Film / Theatre Reviews - Reviews

Atomic: Living in Dread and Promise

atomic-living-in-d_3401469b

Experimentation has never frightened Mark Cousins. He doesn’t cling to form and narrative the Eway many filmmakers and most of us mere mortals do, instead he challenges the medium and the audience. In Atomic: Living in Dread and Promise he has created a kaleidoscopic visual history of the atomic age that is part music video, part documentary, part avant-garde film, part dream and part nightmare. Accompanied by an illuminating and introspective score from Mogwai, that gives an even greater resonance to the film’s images, the result is pure cinema.

Created in 2015 to commemorate the 70th anniversary of the bombings of Hiroshima and Nagasaki, Atomic charts the fallout -in every sense of the word- that we as human beings have been dealing with ever since those fateful days in August 1945. Using entirely archive footage, Cousins creates a collage of often beautiful and occasionally haunting imagery that encompasses both the light and dark side of humanity.

The film begins as a kind of warning from history with an ominous, noir-like public service announcement from 1952, before transforming into a celebration of the wonder of nature and life, using microscopic and macro imagery of cells, flowers blooming and human life. The film bombards the audience with images using intensive editing, echoing the Soviet montage style of influential filmmakers like Dziga Vertov and Sergei Eisenstein. Snapshots of life- different cultures, faces young and old, cities- give way to images of great scientists and then, finally, the atom bomb- changing the tone abruptly from hope and wonder to darkness and foreboding.

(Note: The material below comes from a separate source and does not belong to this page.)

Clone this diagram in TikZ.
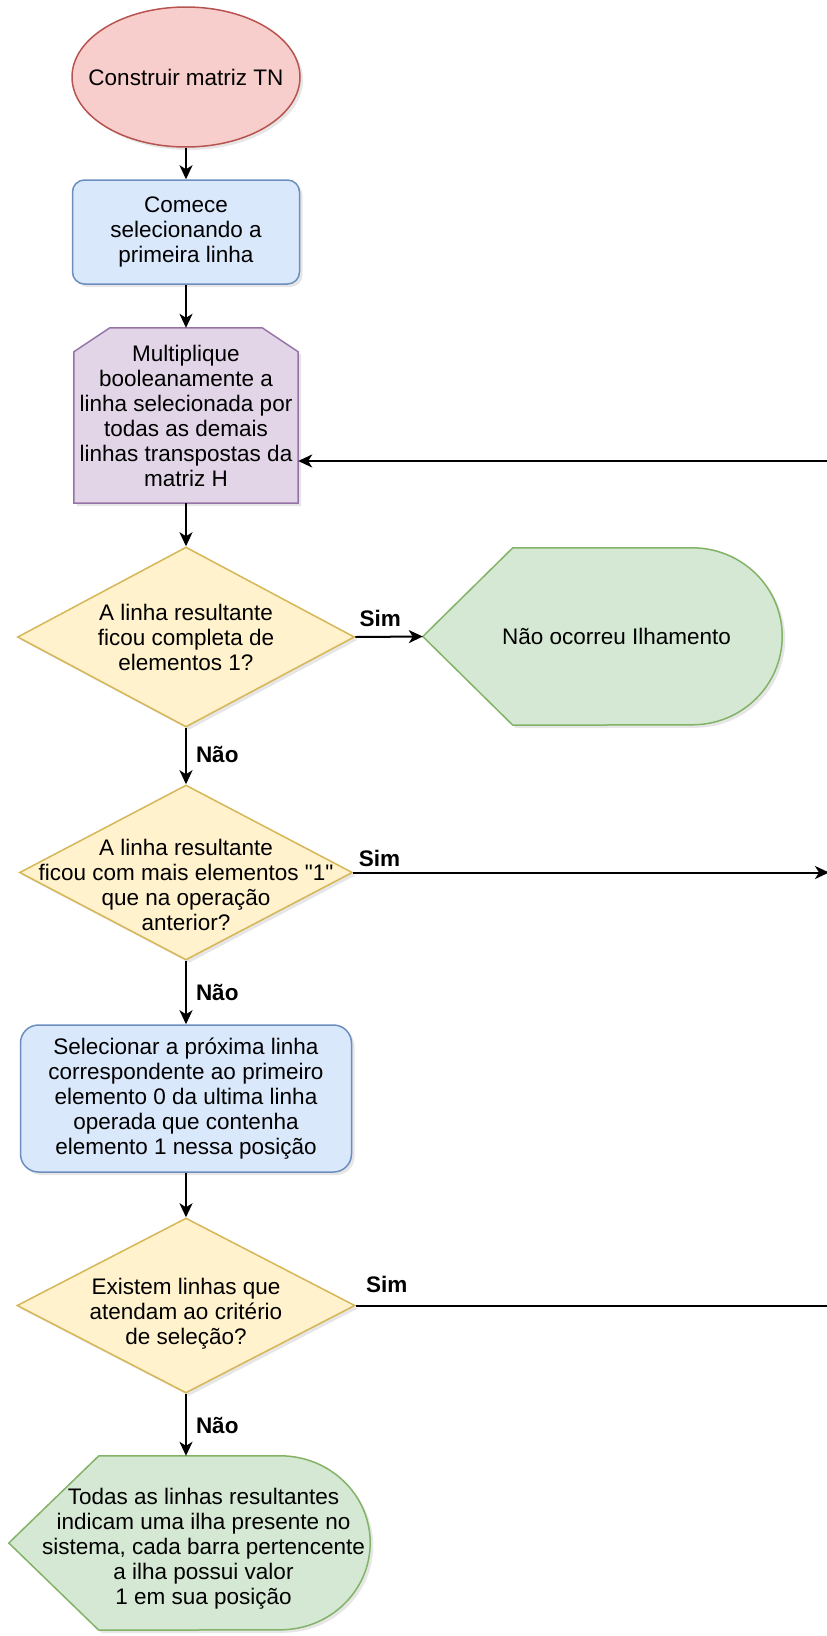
\documentclass[tikz,border=0pt]{standalone}
\usepackage{fontspec}
\setmainfont{Liberation Sans}
\usetikzlibrary{shapes.geometric,arrows.meta,backgrounds,shadows}

\definecolor{redfill}{HTML}{F8CECC}
\definecolor{redline}{HTML}{B85450}
\definecolor{bluefill}{HTML}{DAE8FC}
\definecolor{blueline}{HTML}{6C8EBF}
\definecolor{purplefill}{HTML}{E1D5E7}
\definecolor{purpleline}{HTML}{9673A6}
\definecolor{yellowfill}{HTML}{FFF2CC}
\definecolor{yellowline}{HTML}{D6B656}
\definecolor{greenfill}{HTML}{D5E8D4}
\definecolor{greenline}{HTML}{82B366}

\begin{document}
\begin{tikzpicture}[x=1pt, y=-1pt,
		txt/.style={font=\fontsize{22.5}{25}\selectfont, align=center, inner sep=0pt},
		softshadow/.style={drop shadow={opacity=0.2, shadow xshift=3pt, shadow yshift=-3pt}},
		terminal/.style={ellipse, draw=redline, fill=redfill, line width=1.5pt, softshadow, inner sep=0pt},
		process/.style={txt, rectangle, draw=blueline, fill=bluefill, line width=1.5pt, softshadow},
		decision/.style={diamond, draw=yellowline, fill=yellowfill, line width=1.5pt, softshadow, inner sep=0pt},
		holder/.style={txt, rectangle},
		flow/.style={line width=2pt, -{Stealth[length=14pt, width=13pt, inset=4pt]}},
		link/.style={line width=2pt},
		answer/.style={font=\fontsize{22.5}{25}\selectfont\bfseries, inner sep=3pt}]
		
		\useasboundingbox (0,0) rectangle (827,1636);
		
		\node[terminal, minimum width=228pt, minimum height=140pt, label={[txt]center:{Construir matriz TN}}] (start) at (186,77) {};
		\node[process, rounded corners=12pt, minimum width=227pt, minimum height=104pt] (first) at (186,232) {Comece\\selecionando a\\primeira linha};
		\node[holder, minimum width=224pt, minimum height=175pt] (mult) at (186,415.5) {Multiplique\\booleanamente a\\linha selecionada por\\todas as demais\\linhas transpostas da\\matriz H};
		\node[decision, minimum width=337pt, minimum height=180pt, label={[txt]center:{A linha resultante\\ficou completa de\\elementos 1?}}] (full) at (186,637) {};
		\node[holder, minimum width=359pt, minimum height=177pt, label={[txt, xshift=14pt]center:{Não ocorreu Ilhamento}}] (none) at (602.5,636.5) {};
		\node[decision, minimum width=333pt, minimum height=175pt, label={[txt, yshift=-12pt]center:{A linha resultante\\ficou com mais elementos \textquotedbl 1\textquotedbl\\que na operação\\anterior?}}] (more) at (186,872.5) {};
		\node[process, rounded corners=18pt, minimum width=331pt, minimum height=147pt] (next) at (186,1098.5) {Selecionar a próxima linha\\correspondente ao primeiro\\elemento 0 da ultima linha\\operada que contenha\\elemento 1 nessa posição};
		\node[decision, minimum width=338pt, minimum height=175pt, label={[txt, yshift=-8pt]center:{Existem linhas que\\atendam ao critério\\de seleção?}}] (check) at (186,1305.5) {};
		\node[holder, minimum width=361pt, minimum height=174pt, label={[txt, xshift=14pt, yshift=-6pt]center:{Todas as linhas resultantes\\ indicam uma ilha presente no\\sistema, cada barra pertencente\\a ilha possui valor\\1 em sua posição}}] (island) at (189.5,1543) {};
		
		\coordinate (back1) at (832,461);
		\coordinate (back2) at (829,872.5);
		\coordinate (back3) at (832,1305.5);
		
		\begin{scope}[on background layer]
			\filldraw[draw=purpleline, fill=purplefill, line width=1.5pt, softshadow]
			(mult.south west) -- ([yshift=-24pt]mult.north west) -- ([xshift=36pt]mult.north west)
			-- ([xshift=-36pt]mult.north east) -- ([yshift=-24pt]mult.north east) -- (mult.south east) -- cycle;
			\foreach \n/\r in {none/88.5, island/87}
			\filldraw[draw=greenline, fill=greenfill, line width=1.5pt, softshadow]
			(\n.west) -- ([xshift=90pt]\n.north west) -- ([xshift=-90pt]\n.north east)
			arc[start angle=90, end angle=-90, x radius=90pt, y radius=\r pt]
			-- ([xshift=90pt]\n.south west) -- cycle;
		\end{scope}
		
		\draw[flow] (start) -- (first);
		\draw[flow] (first) -- (mult);
		\draw[flow] (mult) -- (full);
		\draw[flow] (full.east) -- node[answer, above=6pt, pos=0.37] {Sim} (none.west);
		\draw[flow] (full) -- node[answer, right=6pt, pos=0.48] {Não} (more);
		\draw[flow] (more.east) -- node[answer, above=2pt, pos=0.055] {Sim} (back2);
		\draw[flow] (more) -- node[answer, right=6pt, pos=0.5] {Não} (next);
		\draw[flow] (next) -- (check);
		\draw[link] (check.east) -- node[answer, above=9pt, pos=0.065] {Sim} (back3);
		\draw[flow] (check.south) -- node[answer, right=6pt, pos=0.51] {Não} (check.south |- island.north);
		\draw[flow] (back1) -- (back1 -| mult.east);
	\end{tikzpicture}
\end{document}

Cousins handles the depictions of the US military’s bombing of Japan with a deft, subtle touch. Despite the abundance of imagery of suffering and destruction at his disposal, the director shows restraint and precision, choosing his images carefully- a young shivering child in the aftermath of the bombing being one of the most haunting pictures the audience leaves the film with.

Similarly, Mogwai’s music that accompanies these scenes- rather than loud and violent, reflecting the explosions- is discordant and almost silent, letting the images speak for themselves. As Cousins builds the film back up in mood from this point on, taking in nuclear protests, the Cold War, the Space Race, various nuclear disasters and numerous benefits and advances in medical science, the music plays a key part in navigating the film’s tonal shifts. More than that though, Mogwai’s sound comes to represent both the dread of wonder of the nuclear age- both life and death.

While the largely black and white imagery can feel disconnected and eons ago, the film really sparks an emotional connection with its audience in the archival interviews with ordinary people in the medical science and Chernobyl sections. An emotional connection that blooms as the film builds to its conclusion with a series of visual callbacks and an increasingly evocative score by Mogwai.

Atomic may chime most with those who, like Cousins himself, experienced the era firsthand, but there is no denying the film’s imagery is as potent as ever. A visceral and visual experience, rather than an informative documentary per se, Cousins captures the feeling of living under the shadow of atomic catastrophe in this immersive, primal experience that the dark auditorium of the cinema was made for. Richard Davis

Atomic: Living in Dread and Promise is screening at QFT in Belfast as part of a nationwide cinema tour on Sunday 6th November.